## DIRECTIONS FOR THIS TASK
Your answer should be a single number: the count of lines that include "draw".

⁂

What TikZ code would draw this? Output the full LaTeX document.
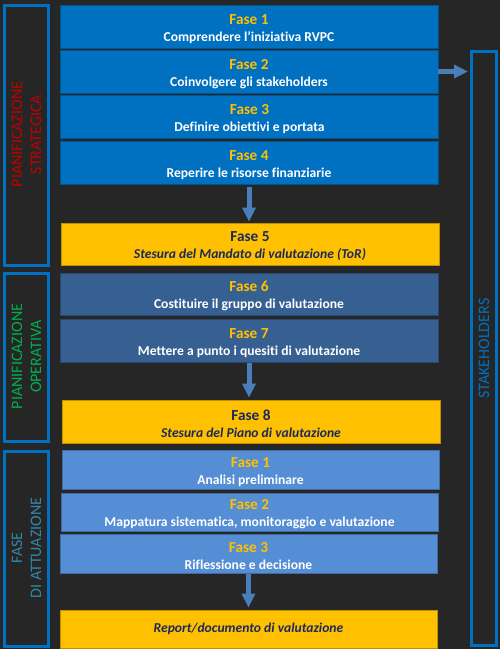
\documentclass[tikz,border=0pt]{standalone}
\usepackage{fontspec}
\setmainfont{Carlito}[Ligatures={NoCommon}]
\usetikzlibrary{arrows.meta}
\definecolor{bg}{HTML}{262626}
\definecolor{pblue}{HTML}{0070C0}
\definecolor{midblue}{HTML}{376092}
\definecolor{lightblue}{HTML}{558ED5}
\definecolor{gold}{HTML}{FFC000}
\definecolor{navy}{HTML}{1B2A5C}
\definecolor{arrowblue}{HTML}{4A7EBB}
\definecolor{redtxt}{HTML}{C00000}
\definecolor{greentxt}{HTML}{00B050}
\definecolor{tealtxt}{HTML}{3287A8}
\newcommand{\ttl}[1]{{\fontsize{15.3}{17}\selectfont\rule{0pt}{14.5pt}#1}}
\begin{document}
\begin{tikzpicture}[x=1pt,y=-1pt,
  box/.style={draw=#1!75!black, fill=#1, line width=0.8pt, minimum width=378pt,
    inner sep=0pt, align=center, text=white,
    font=\bfseries\fontsize{13.6}{17}\selectfont},
  ybox/.style={draw=gold!75!black, fill=gold, line width=0.8pt, minimum width=378pt,
    inner sep=0pt, align=center, text=navy,
    font=\bfseries\fontsize{13.6}{17}\selectfont},
  panel/.style={draw=pblue, line width=3pt, inner sep=0pt},
  plabel/.style={rotate=90, align=center, inner sep=0pt,
    font=\fontsize{16}{19}\selectfont},
  barrow/.style={draw=arrowblue, fill=arrowblue, line width=5pt,
    -{Triangle[width=13pt,length=14pt]}}]
\fill[bg] (0,0) rectangle (500,649);
\useasboundingbox (0,0) rectangle (500,649);

% side panels
\node[panel, minimum width=44pt, minimum height=260pt] (p1) at (26.5,135.5) {};
\node[panel, minimum width=44pt, minimum height=168pt] (p2) at (26.5,357.5) {};
\node[panel, minimum width=44pt, minimum height=195pt] (p3) at (26.5,549) {};
\node[panel, minimum width=25pt, minimum height=594pt] (sh) at (484,348.5) {};

\node[plabel, text=redtxt, xshift=1pt] (l1) at (p1) {PIANIFICAZIONE\\STRATEGICA};
\node[plabel, text=greentxt, xshift=1pt] (l2) at (p2) {PIANIFICAZIONE\\OPERATIVA};
\node[plabel, text=tealtxt, xshift=1pt] (l3) at (p3) {FASE\\DI ATTUAZIONE};
\node[plabel, text=pblue] (l4) at (sh) {STAKEHOLDERS};

% phase boxes
\node[box=pblue, minimum height=43pt] (f1) at (249,26.5) {\ttl{\textcolor{gold}{Fase 1}}\\Comprendere l’iniziativa RVPC};
\node[box=pblue, minimum height=43pt] (f2) at (249,71.5) {\ttl{\textcolor{gold}{Fase 2}}\\Coinvolgere gli stakeholders};
\node[box=pblue, minimum height=43pt] (f3) at (249.5,116.5) {\ttl{\textcolor{gold}{Fase 3}}\\Definire obiettivi e portata};
\node[box=pblue, minimum height=43pt] (f4) at (249,162.5) {\ttl{\textcolor{gold}{Fase 4}}\\Reperire le risorse finanziarie};
\node[ybox, minimum height=42pt] (f5) at (250,244) {\ttl{Fase 5}\\\itshape Stesura del Mandato di valutazione (ToR)};
\node[box=midblue, minimum height=42pt] (f6) at (249,294) {\ttl{\textcolor{gold}{Fase 6}}\\Costituire il gruppo di valutazione};
\node[box=midblue, minimum height=43pt] (f7) at (249,340.5) {\ttl{\textcolor{gold}{Fase 7}}\\Mettere a punto i quesiti di valutazione};
\node[ybox, minimum height=43pt] (f8) at (251,421.5) {\ttl{Fase 8}\\\itshape Stesura del Piano di valutazione};
\node[box=lightblue, minimum height=39pt, minimum width=377pt] (a1) at (250.5,469.5) {\ttl{\textcolor{gold}{Fase 1}}\\Analisi preliminare};
\node[box=lightblue, minimum height=38pt, minimum width=377pt] (a2) at (249.5,512) {\ttl{\textcolor{gold}{Fase 2}}\\Mappatura sistematica, monitoraggio e valutazione};
\node[box=lightblue, minimum height=39pt, minimum width=377pt] (a3) at (248.5,553.5) {\ttl{\textcolor{gold}{Fase 3}}\\Riflessione e decisione};
\node[ybox, minimum height=38pt, minimum width=377pt] (rep) at (248.5,629) {\itshape Report/documento di valutazione};

% arrows
\draw[barrow, shorten <=3pt, shorten >=1pt] (f4.south) -- (f4.south |- f5.north);
\draw[barrow, shorten <=1pt, shorten >=2pt] (f7.south) -- (f7.south |- f8.north);
\draw[barrow, shorten <=1pt, shorten >=2pt] (a3.south) -- (a3.south |- rep.north);
\draw[barrow, shorten >=2pt] (f2.east) -- (f2.east -| sh.west);
\end{tikzpicture}
\end{document}
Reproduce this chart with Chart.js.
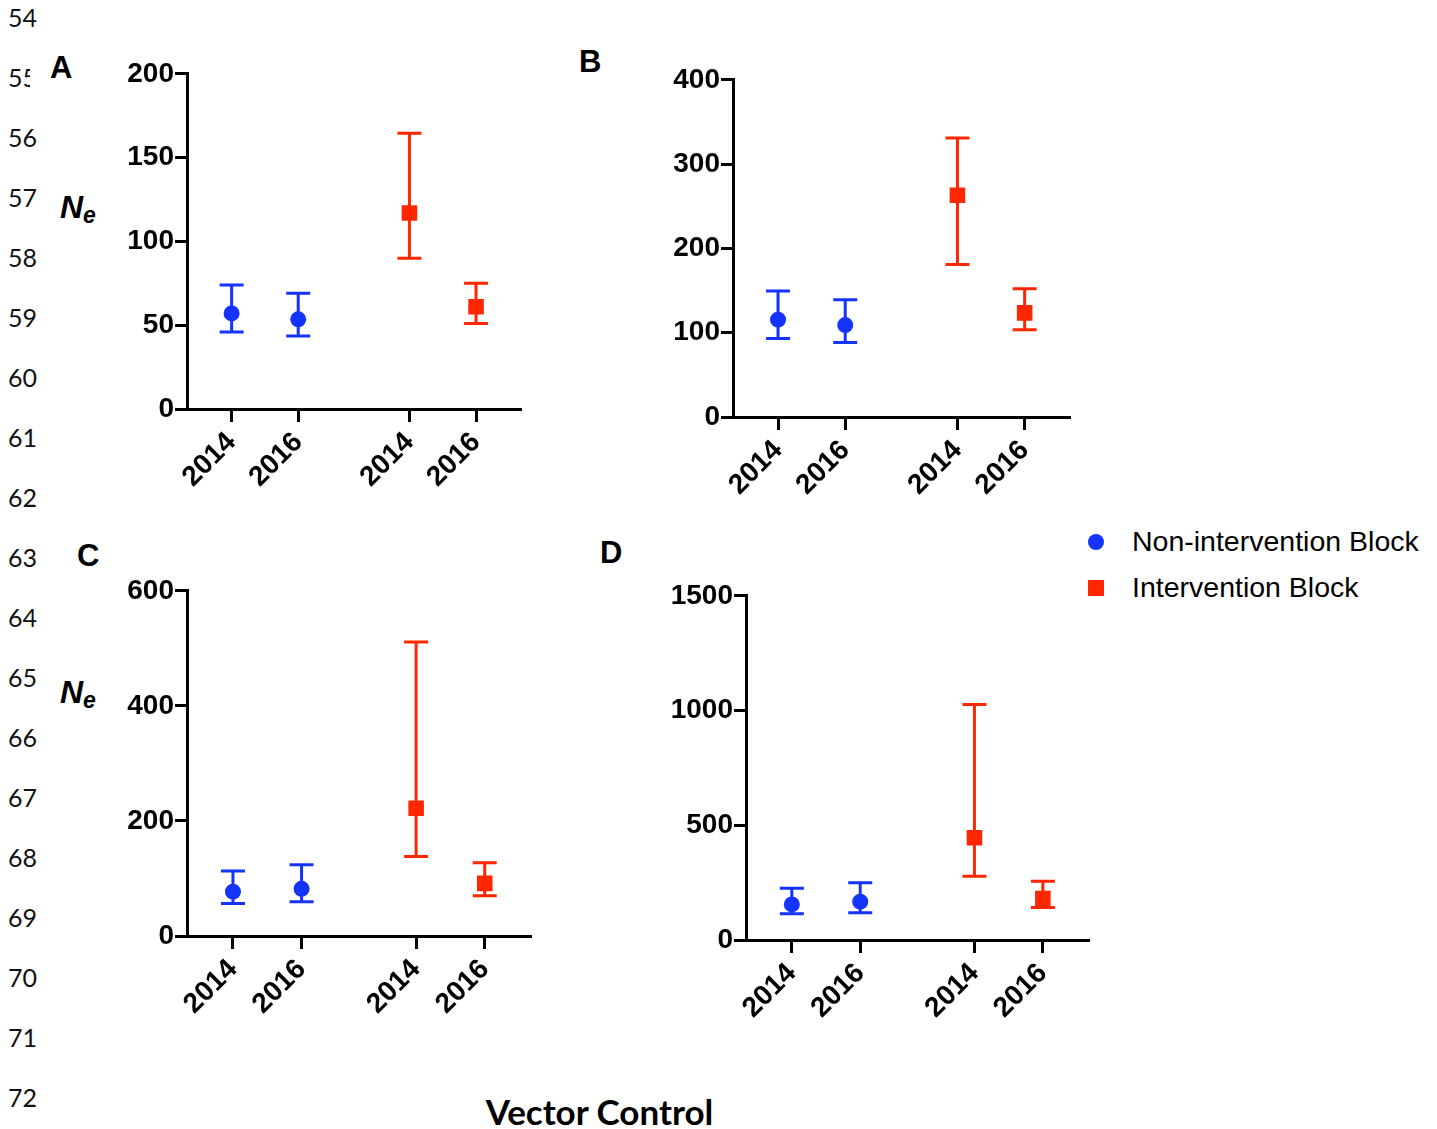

⁂

## SOLUTION TO THIS EXERCISE
9